Git credentials through a credential manager
Most people still authenticate git with a personal access token pasted into a credentials file. Drop that. Use a credential manager that speaks OAuth, so the token lives in the OS store, refreshes on its own, and never lands in a file you can commit or copy by accident.
One trap to know if you are on Windows and your forge is not GitHub. The common advice is git-credential-oauth with the wincred store. That store writes to Windows Credential Manager, which caps a single entry at 2560 bytes. Some forges issue OAuth tokens well past that, and the write fails with a bare "CredWrite failed" while fetch still works, so nothing looks wrong until you notice every command re-authenticating. Git Credential Manager handles the large token by splitting it across entries and refreshes it silently. If a self-hosted GitLab, Gitea, or Forgejo keeps opening a browser prompt on push, this is usually why.

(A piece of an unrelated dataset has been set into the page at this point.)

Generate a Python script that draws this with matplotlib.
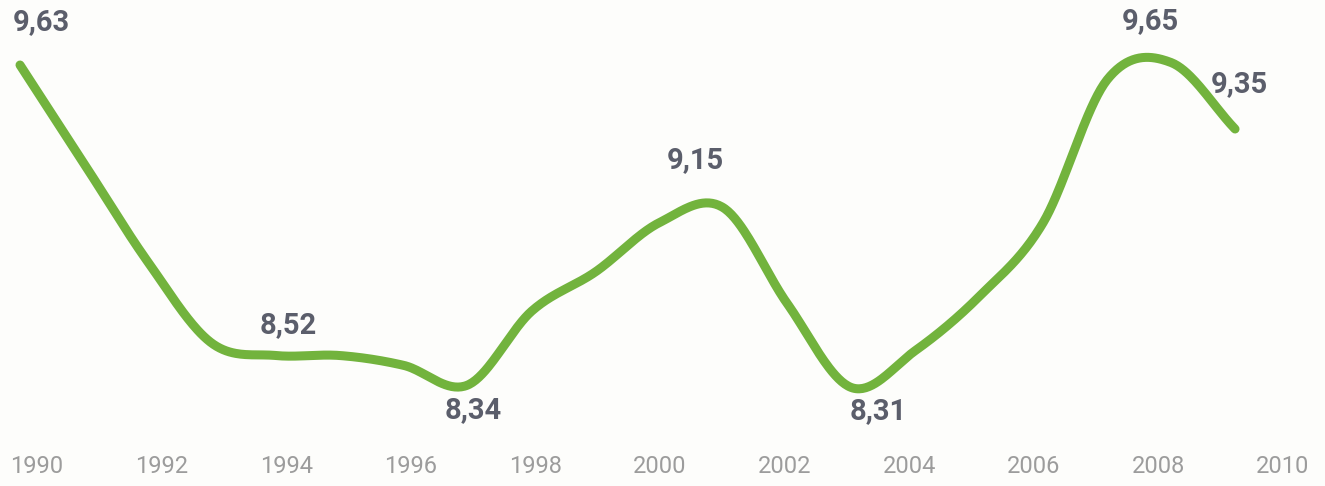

A small vault for everything else
Credential managers are built to store one username and password per host. They are the wrong shape for an API key you set as an environment variable, or a private key you would rather not keep as a loose file. Some values also run past the size limit above.
For those, a small file based vault does the job. Encrypt each value with the same OS primitive, keep them in one file, and give it a get command. A deploy script then reads the token when it runs, setting the environment variable from that call instead of from a file on disk. The file is encrypted and tied to your account, so a backup or a stray copy exposes nothing.
Two caveats. A vault tied to your OS user cannot be decrypted after a reinstall, so keep an offline backup of anything you cannot regenerate, like a private signing key. And do not write your own crypto here. Call the OS primitive. It is audited, and it is the same mechanism your credential manager already trusts.
Why this matters for buyers
I build this into my own setup because I sell the audit that checks for it. A prospect who asks for an NDA is asking a real question about whether you treat access seriously or leave keys lying around while an agent works next to them. The honest answer shows in how you work, before it shows in any report.
None of this is exotic. It is one habit applied everywhere. The operating system holds the secret, encrypted and scoped to you, and the code asks for it when it needs it. An agent can then do its work in your repo without ever seeing a key in the clear.